Se por um lado tem toda esta linha diferenciadora, a partir do episódio cinco
cai na facilidade dos clichês novelísticos sem que até aí parecesse indicar que
iria por caminhos óbvios. E aí sim, Cursed desce uns degraus no seu
potencial ao apresentar o romance típico da heroína com o antigo ladrão de boas
famílias dono de bom coração e que procura redenção. É chato e revisto, por
mais que seja algo presente na lenda que lhe deu origem, Cursed deu-nos
todas as pistas que ia inovar nesse sentido. A contracena de Katherine Langford
e Devon Terrel ajuda a descer o nosso afeto para com a trama. Há zero química,
zero noção de romance, quase que parece uma imposição e não algo que nasceu de
uma epopeia épica como nos quiseram vender até aquele ponto. Por outro lado, a
grande reviravolta da série apesar de mergulhar na escolha mais óbvia traz
outras vantagens. A revelação de que Merlin e Nimue são na verdade pai e filha
foi uma jogada inteligente para assegurarem a consistência da trama,
justificando o porquê de serem as duas personagens com maiores poderes. Além
disso aproxima-nos de Merlin que até este ponto estava completamente vilanizado
e a anos luz do velho barbudo e afável que identificámos. Nesse ponto, o clichê
fez sentido. E ainda trouxe consigo a possibilidade de Katherine Langford se
destacar nas deixas entregues por Gustaf Skarsgård. Até ao episódio cinco, a
atriz é a grande fraqueza da série, com a sua falta de empatia que não nos
consegue vender nem a rebeldia nem os seus problemas de identidade. Mais uma
vez a escolha de um nome famoso ajuda ao marketing, mas nada acrescenta à
personagem. Valha-nos Gustaf Skarsgård para salvar todo este segundo ato
carregando grande parte das cenas nas suas costas e tornando um Merlin
revoltado e egoísta em alguém por quem sentimos apresso e nos faz quer ver o
que vem a seguir na esperança de o vermos no auge da sua força.

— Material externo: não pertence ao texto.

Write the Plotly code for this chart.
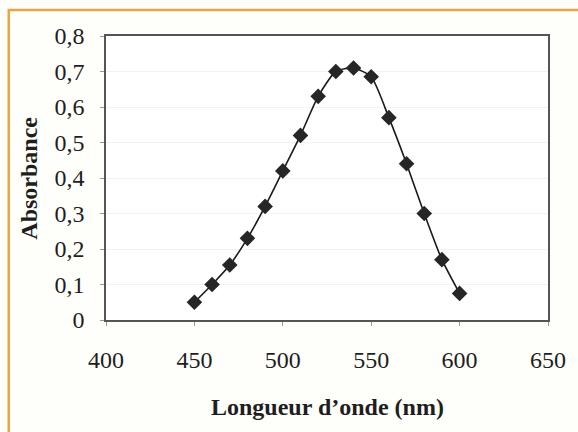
import plotly.graph_objects as go

wavelength = [450, 460, 470, 480, 490, 500, 510, 520, 530, 540, 550, 560, 570, 580, 590, 600]
absorbance = [0.05, 0.10, 0.155, 0.23, 0.32, 0.42, 0.52, 0.63, 0.70, 0.71, 0.685, 0.57, 0.44, 0.30, 0.17, 0.075]

x_title = "Longueur d\u2019onde (nm)"
y_title = "Absorbance"

font_family = "Liberation Serif, Times New Roman, serif"

fig = go.Figure()
fig.add_trace(go.Scatter(
    x=wavelength, y=absorbance, mode="lines+markers",
    line=dict(color="#1a1a1a", width=1.6, shape="spline", smoothing=0.6),
    marker=dict(symbol="diamond", size=12, color="#262626"),
    showlegend=False,
))

axis_common = dict(
    showline=True, linecolor="#555555", linewidth=1.5, mirror=True,
    ticks="outside", ticklen=4, tickcolor="#999999",
    tickfont=dict(family=font_family, size=24, color="#1e1e1e"),
    zeroline=False,
    gridcolor="#f2f2f2", gridwidth=1,
)

fig.update_xaxes(range=[400, 650], tickvals=[400, 450, 500, 550, 600, 650],
                 ticklabelstandoff=13, showgrid=False, **axis_common)
fig.update_yaxes(range=[0, 0.8], dtick=0.1, ticklabelstandoff=11, showgrid=True, **axis_common)

fig.update_layout(
    width=578, height=432,
    margin=dict(l=106, r=22, t=36, b=112),
    paper_bgcolor="#fefefa", plot_bgcolor="#ffffff",
    separators=", ",
    annotations=[
        dict(text=x_title, xref="paper", yref="paper", x=0.5, y=-0.306, yanchor="middle",
             showarrow=False, font=dict(family=font_family, size=24, color="#1e1e1e", weight="bold")),
        dict(text=y_title, xref="paper", yref="paper", x=-0.175, xanchor="center", y=0.5, textangle=-90,
             showarrow=False, font=dict(family=font_family, size=24, color="#1e1e1e", weight="bold")),
    ],
    shapes=[
        dict(type="rect", xref="paper", yref="paper", x0=-0.22, x1=1.2, y0=-0.5, y1=1.0915,
             line=dict(color="#e8a548", width=2.5), layer="below"),
    ],
)

fig.write_html("out.html")
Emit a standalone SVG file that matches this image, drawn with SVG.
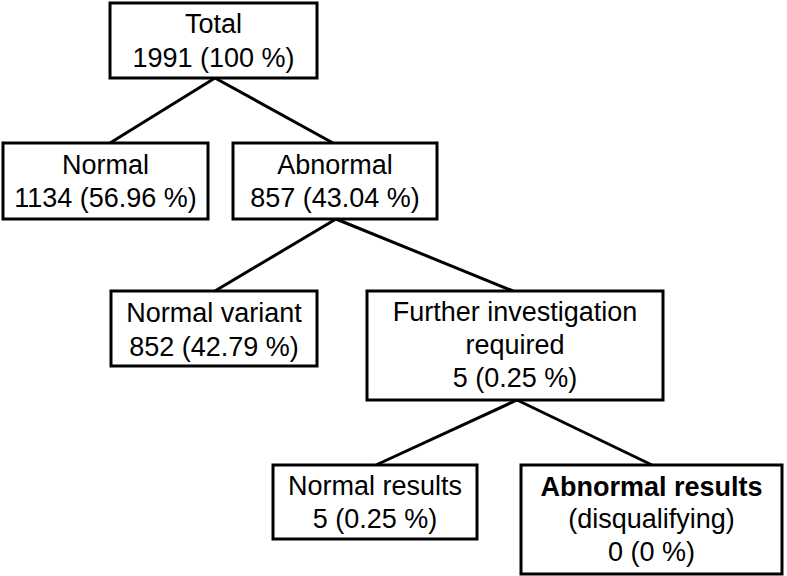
<svg xmlns="http://www.w3.org/2000/svg" width="787" height="576" viewBox="0 0 787 576">
<style>
.box{fill:#fff;stroke:#000;stroke-width:3}
.t{font-family:"Liberation Sans",Arial,sans-serif;font-size:27px;fill:#000;text-anchor:middle}
.b{font-weight:bold}
.c line{stroke:#000;stroke-width:3}
</style>
<rect width="787" height="576" fill="#fff"/>
<g class="c" id="connectors">
<line x1="215" y1="78" x2="110" y2="143"/>
<line x1="215" y1="78" x2="333" y2="143"/>
<line x1="336" y1="219" x2="215" y2="291"/>
<line x1="336" y1="219" x2="513" y2="291"/>
<line x1="517" y1="400" x2="376" y2="465"/>
<line x1="517" y1="400" x2="652" y2="465"/>
</g>
<g id="total">
<rect class="box" x="110" y="3" width="207" height="75"/>
<text class="t" x="213.5" y="33">Total</text>
<text class="t" x="213.5" y="67">1991 (100 %)</text>
</g>
<g id="normal">
<rect class="box" x="3" y="143" width="205" height="76"/>
<text class="t" x="105.5" y="174">Normal</text>
<text class="t" x="105.5" y="207">1134 (56.96 %)</text>
</g>
<g id="abnormal">
<rect class="box" x="233" y="143" width="204" height="76"/>
<text class="t" x="335" y="174">Abnormal</text>
<text class="t" x="335" y="207">857 (43.04 %)</text>
</g>
<g id="normal-variant">
<rect class="box" x="111" y="291" width="206" height="75"/>
<text class="t" x="214" y="322">Normal variant</text>
<text class="t" x="214" y="356">852 (42.79 %)</text>
</g>
<g id="further">
<rect class="box" x="367" y="291" width="296" height="109"/>
<text class="t" x="515" y="321">Further investigation</text>
<text class="t" x="515" y="354">required</text>
<text class="t" x="515" y="387">5 (0.25 %)</text>
</g>
<g id="normal-results">
<rect class="box" x="273" y="465" width="204" height="74"/>
<text class="t" x="375" y="495">Normal results</text>
<text class="t" x="375" y="528">5 (0.25 %)</text>
</g>
<g id="abnormal-results">
<rect class="box" x="521" y="465" width="261" height="109"/>
<text class="t b" x="651.5" y="496">Abnormal results</text>
<text class="t" x="651.5" y="528">(disqualifying)</text>
<text class="t" x="651.5" y="561">0 (0 %)</text>
</g>
</svg>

No final, Cursed tem do seu lado todos os ingredientes para ser a receita perfeita. Depois de na última cena ter ditado o destino trágico de Nimue, a verdade é que já sabemos que ela retornará ao seu lugar, e tem todas as características para desenvolver uma loucura semelhante à de Daenerys Targeryan quando dominada pelas forças dos Deuses Ocultos. Cursed utiliza equações que já foram definidas como marcas de sucesso, mas perde pela longa temporada que tem. Teria conseguido um maior impacto dentro do mundo do streaming se tivesse adotado o modelo de Lúcifer dividindo em dois a temporada, porque tal como já avançamos antes, Cursed não é o tipo de história maratonável e por isso pode acabar por se tornar maçador para quem está habituado à velocidade da Netflix. Mesmo com tudo isto, partilha da sorte de ter um universo bastante rico e que expandido pode trazer caminhos interessantes que a tornem numa epopeia ainda melhor. Talvez falte uma adição no elenco que dê uma contracena ao talento de Gustaf Skarsgård, porque por mais surpreendente que seja Emily Coates, é uma atriz que ainda precisa de espaço de ecrã para crescer, e Katherine Langford é um problema de casting numa história carregada de potencial. A “cartada” de revelar a verdadeira identidade de Weeping Monk apenas nos últimos segundos aponta as agulhas da série para que vejamos a versão reimaginada da lenda da Távola Redonda já na segunda season. É esperar para ver, aguardando que a sequência saiba gerir um pouco melhor o conteúdo que nos quer apresentar.